• YOUR GOAL
Show each line of the data below that has the string "this" in it.

START DATASET SECTION

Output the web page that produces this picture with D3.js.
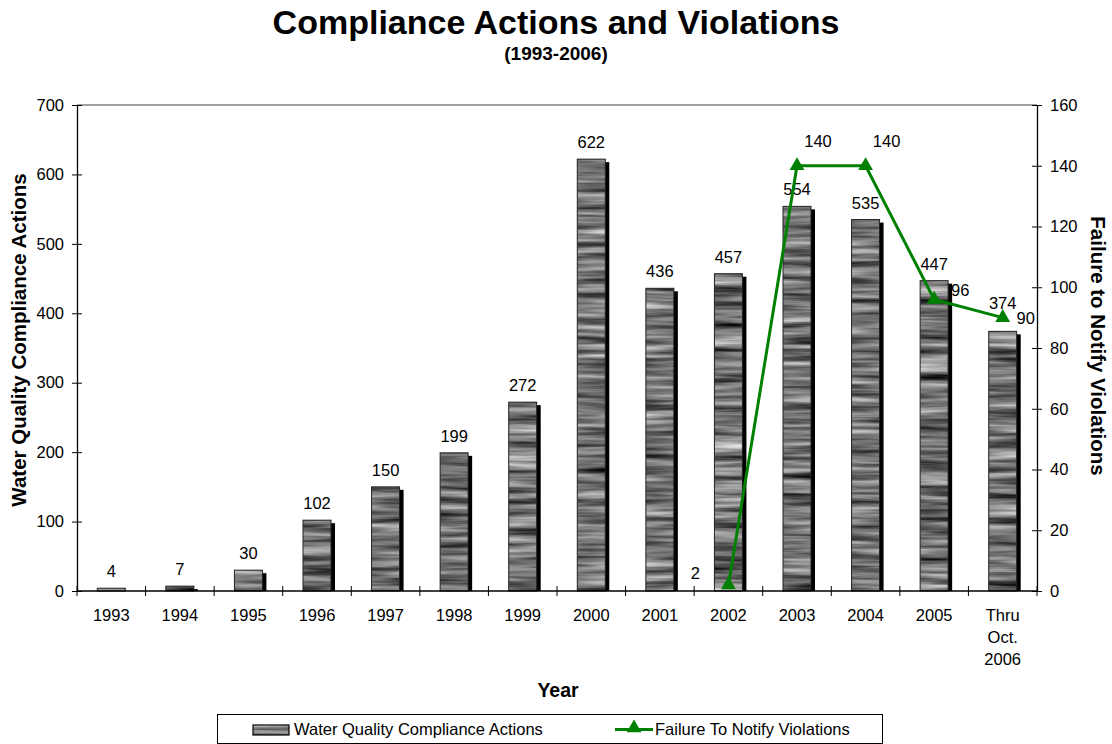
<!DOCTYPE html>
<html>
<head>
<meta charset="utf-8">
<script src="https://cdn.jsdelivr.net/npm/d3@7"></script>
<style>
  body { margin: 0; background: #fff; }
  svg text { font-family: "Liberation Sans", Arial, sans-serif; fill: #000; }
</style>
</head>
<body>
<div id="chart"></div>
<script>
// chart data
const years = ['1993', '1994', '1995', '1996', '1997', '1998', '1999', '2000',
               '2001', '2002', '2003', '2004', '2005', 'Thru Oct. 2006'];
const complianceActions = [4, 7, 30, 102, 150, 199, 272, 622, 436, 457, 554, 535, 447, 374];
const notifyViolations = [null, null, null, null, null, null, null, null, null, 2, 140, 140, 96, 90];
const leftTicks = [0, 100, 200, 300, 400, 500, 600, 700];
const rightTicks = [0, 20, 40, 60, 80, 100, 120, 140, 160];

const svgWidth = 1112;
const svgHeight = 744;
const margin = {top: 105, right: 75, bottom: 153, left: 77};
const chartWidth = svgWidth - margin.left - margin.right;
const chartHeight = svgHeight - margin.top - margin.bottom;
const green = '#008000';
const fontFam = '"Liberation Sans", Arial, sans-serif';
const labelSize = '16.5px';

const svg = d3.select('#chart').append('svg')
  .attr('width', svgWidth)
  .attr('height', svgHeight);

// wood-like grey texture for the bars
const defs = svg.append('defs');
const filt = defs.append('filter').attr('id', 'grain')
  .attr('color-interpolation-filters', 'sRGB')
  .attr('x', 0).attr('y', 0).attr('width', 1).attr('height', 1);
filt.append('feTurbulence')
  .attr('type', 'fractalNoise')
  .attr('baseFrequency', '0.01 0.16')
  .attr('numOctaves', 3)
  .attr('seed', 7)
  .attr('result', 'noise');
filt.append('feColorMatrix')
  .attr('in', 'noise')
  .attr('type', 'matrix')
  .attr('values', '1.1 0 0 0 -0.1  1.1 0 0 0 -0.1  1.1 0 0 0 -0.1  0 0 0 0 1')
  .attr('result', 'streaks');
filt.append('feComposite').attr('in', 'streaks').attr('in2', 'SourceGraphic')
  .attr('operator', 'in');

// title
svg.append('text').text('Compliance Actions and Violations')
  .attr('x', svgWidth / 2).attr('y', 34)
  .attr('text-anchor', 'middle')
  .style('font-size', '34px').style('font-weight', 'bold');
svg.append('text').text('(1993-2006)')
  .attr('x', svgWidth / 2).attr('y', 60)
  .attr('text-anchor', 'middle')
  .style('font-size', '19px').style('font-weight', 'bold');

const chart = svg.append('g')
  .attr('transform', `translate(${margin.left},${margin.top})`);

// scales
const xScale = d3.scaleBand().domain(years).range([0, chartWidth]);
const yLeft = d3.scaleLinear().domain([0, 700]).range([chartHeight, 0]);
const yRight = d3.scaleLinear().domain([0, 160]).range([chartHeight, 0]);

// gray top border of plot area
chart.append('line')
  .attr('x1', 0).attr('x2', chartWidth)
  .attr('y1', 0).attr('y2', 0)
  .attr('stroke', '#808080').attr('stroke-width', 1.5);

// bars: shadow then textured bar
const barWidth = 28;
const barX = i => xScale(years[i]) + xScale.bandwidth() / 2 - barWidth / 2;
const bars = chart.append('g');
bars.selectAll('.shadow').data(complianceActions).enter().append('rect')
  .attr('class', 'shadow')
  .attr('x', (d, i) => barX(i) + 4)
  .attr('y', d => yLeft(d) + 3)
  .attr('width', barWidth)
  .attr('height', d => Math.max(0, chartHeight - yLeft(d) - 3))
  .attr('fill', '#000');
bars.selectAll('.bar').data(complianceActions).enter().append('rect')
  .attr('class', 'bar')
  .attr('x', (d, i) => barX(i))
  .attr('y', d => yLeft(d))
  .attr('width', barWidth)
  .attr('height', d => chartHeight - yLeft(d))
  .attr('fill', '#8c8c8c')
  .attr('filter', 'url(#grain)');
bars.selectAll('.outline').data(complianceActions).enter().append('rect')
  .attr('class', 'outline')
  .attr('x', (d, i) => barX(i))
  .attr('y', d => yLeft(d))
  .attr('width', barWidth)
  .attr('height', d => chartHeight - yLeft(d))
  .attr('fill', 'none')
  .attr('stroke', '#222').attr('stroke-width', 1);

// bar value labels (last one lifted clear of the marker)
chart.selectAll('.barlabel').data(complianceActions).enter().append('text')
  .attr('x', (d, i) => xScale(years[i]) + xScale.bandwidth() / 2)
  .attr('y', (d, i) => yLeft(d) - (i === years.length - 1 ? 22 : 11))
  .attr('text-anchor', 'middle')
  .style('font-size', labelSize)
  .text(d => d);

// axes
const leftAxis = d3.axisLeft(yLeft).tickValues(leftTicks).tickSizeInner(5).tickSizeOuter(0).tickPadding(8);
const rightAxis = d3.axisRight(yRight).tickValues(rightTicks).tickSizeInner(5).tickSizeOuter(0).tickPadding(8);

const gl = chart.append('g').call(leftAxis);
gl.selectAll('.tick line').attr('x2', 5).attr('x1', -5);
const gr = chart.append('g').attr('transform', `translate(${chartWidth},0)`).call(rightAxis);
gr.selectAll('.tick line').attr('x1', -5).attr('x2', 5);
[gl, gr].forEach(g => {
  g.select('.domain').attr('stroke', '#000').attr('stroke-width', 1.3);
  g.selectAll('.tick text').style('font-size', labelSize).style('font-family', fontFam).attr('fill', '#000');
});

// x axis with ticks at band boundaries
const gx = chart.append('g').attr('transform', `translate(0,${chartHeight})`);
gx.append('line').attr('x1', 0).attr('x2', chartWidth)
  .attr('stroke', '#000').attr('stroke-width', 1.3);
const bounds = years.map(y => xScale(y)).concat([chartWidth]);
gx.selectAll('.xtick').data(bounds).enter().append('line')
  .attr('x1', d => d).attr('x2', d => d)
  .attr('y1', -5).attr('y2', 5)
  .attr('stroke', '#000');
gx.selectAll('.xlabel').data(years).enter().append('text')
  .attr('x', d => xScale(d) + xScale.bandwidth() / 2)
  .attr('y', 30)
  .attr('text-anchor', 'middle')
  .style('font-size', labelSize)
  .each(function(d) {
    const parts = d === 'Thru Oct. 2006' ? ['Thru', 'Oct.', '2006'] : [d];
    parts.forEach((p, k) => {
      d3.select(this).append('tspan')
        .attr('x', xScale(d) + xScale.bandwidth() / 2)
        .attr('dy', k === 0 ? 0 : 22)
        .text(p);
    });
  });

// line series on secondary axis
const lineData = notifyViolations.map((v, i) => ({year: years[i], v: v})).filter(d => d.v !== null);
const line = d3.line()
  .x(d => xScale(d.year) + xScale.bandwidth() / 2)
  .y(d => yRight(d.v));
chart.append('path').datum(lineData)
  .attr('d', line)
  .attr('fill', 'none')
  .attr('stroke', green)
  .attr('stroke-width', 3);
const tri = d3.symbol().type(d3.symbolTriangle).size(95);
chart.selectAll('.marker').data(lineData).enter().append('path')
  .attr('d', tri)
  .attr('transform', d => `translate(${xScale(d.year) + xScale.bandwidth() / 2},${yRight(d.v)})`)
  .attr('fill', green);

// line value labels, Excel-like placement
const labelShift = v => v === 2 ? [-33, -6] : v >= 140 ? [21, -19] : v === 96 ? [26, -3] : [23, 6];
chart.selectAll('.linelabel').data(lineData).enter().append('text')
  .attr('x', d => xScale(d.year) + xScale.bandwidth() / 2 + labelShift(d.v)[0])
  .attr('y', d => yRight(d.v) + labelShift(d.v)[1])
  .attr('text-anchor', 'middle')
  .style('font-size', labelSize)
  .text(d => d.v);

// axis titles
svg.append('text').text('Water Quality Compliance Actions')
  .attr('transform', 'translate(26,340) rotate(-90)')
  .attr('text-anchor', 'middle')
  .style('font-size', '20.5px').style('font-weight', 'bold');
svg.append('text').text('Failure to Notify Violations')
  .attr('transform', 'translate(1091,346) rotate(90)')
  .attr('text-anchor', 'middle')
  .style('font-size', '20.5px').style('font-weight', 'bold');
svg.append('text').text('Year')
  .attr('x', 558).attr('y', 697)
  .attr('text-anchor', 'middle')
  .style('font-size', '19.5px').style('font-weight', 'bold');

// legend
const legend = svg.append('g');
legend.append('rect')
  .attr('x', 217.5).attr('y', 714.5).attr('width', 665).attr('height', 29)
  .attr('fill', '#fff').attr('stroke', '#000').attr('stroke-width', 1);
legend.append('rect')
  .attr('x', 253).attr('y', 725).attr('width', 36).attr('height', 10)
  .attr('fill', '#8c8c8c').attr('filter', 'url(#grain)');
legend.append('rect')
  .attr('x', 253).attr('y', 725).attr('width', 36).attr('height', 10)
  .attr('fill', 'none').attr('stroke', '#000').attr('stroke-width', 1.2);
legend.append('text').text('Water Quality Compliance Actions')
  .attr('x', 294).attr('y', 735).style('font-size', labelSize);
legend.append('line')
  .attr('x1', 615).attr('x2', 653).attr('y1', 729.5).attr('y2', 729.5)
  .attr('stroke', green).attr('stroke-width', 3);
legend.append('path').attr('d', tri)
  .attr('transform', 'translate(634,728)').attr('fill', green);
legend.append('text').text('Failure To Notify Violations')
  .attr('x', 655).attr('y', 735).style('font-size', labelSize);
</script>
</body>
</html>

END DATASET SECTION

• EXPECTED ANSWER
Output the web page that produces this picture with D3.js.
      d3.select(this).append('tspan')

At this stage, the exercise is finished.